Channel, Enterprise, Sales and marketing

Are Your Sales People Asking Customers the Right Questions?

Author: David Brock, president, Partners in Excellence
Author: David Brock, president, Partners in Excellence

Questions are probably one of the most critical tools for sales people and all leaders. They provide a powerful means of learning and growth. It’s through questions and questioning, we think about change, doing things differently.

But sometimes, our questions are less effective or actually weaponize our intent. They don’t help us or the people we are posing the questions to learn and grow.

Too often, we ask questions “with an implicit agenda.” The questions are intended to lead the responder down a a predetermined path to achieve the outcome the questioner desires. This questioning isn’t focused on learning or understanding. In reality, it’s manipulation.

Asking the Right Questions

Sadly, this form of questioning seems to dominate too many conversations. As sellers, too often our “discovery” process really focuses on giving the opportunity to pitch our products. We ask questions that are intended to strengthen our positioning in the customers’ minds.

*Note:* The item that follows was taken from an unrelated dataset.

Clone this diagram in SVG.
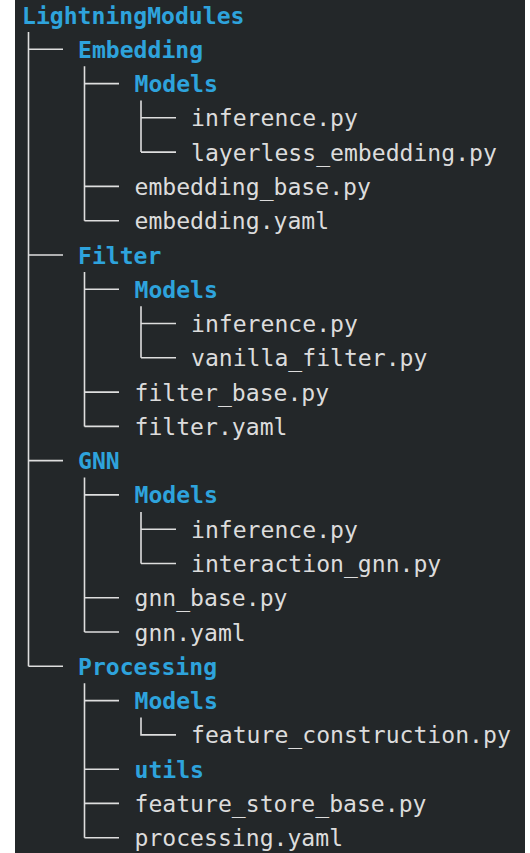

As managers, we do the same thing when we “coach” our people. We have an agenda, yet we know that “telling” or being directive isn’t effective. So we ask questions, but with an agenda. The questions aren’t to learn, or aren’t to get someone to think differently. The questions can only have one response–and it’s the thing we want our people to do.

Much of this manipulative questioning follows the mythical legal mantra, “Never ask a question you don’t know the answer to!”

In reality, while we tend to use this form of questioning too often, it is very ineffective. People recognize it. Customers recognize the manipulation, they know they aren’t learning anything in the conversation. They know they aren’t being helped, but rather they are being guided to an outcome the questioner wants.

Our people recognize the same thing.

There’s another form of questioning; let's call it 'questions driven by curiosity.' These are questions driven by a genuine intent to learn and grow. They are questions without a specific agenda or driving to a specific outcome, but about an issue(s) of interest to everyone involved.

Questions driven by curiosity cause everyone involved to rethink and reimagine, to consider new possibilities. It’s through these questions we learn. They provide the base for driving real change–change that’s owned by everyone involved.

Questions driven by curiosity may force us to reconsider our own positions. Where we may be supporting a change our customers or our people seek, we may find we have to shift our own views or thinking.

Driving Collaborative Conversations

It’s these questions that drive collaborative conversations. It’s this learning that enables us to create value with our customers and with our people.

Then as we look at ourselves, our personal development and the development of our organizations. We, too often, avoid these curiosity oriented questions. We fail to challenge ourselves and our people with rethinking what we do, how we do things. We fail to look at how we grow, change and improve.

Mindset is important as we seek to grow and learn. Those with closed mindsets tend not to ask questions that challenge what they already know, instead they want to reconfirm their positions. Those with open mindsets seek to learn and grow.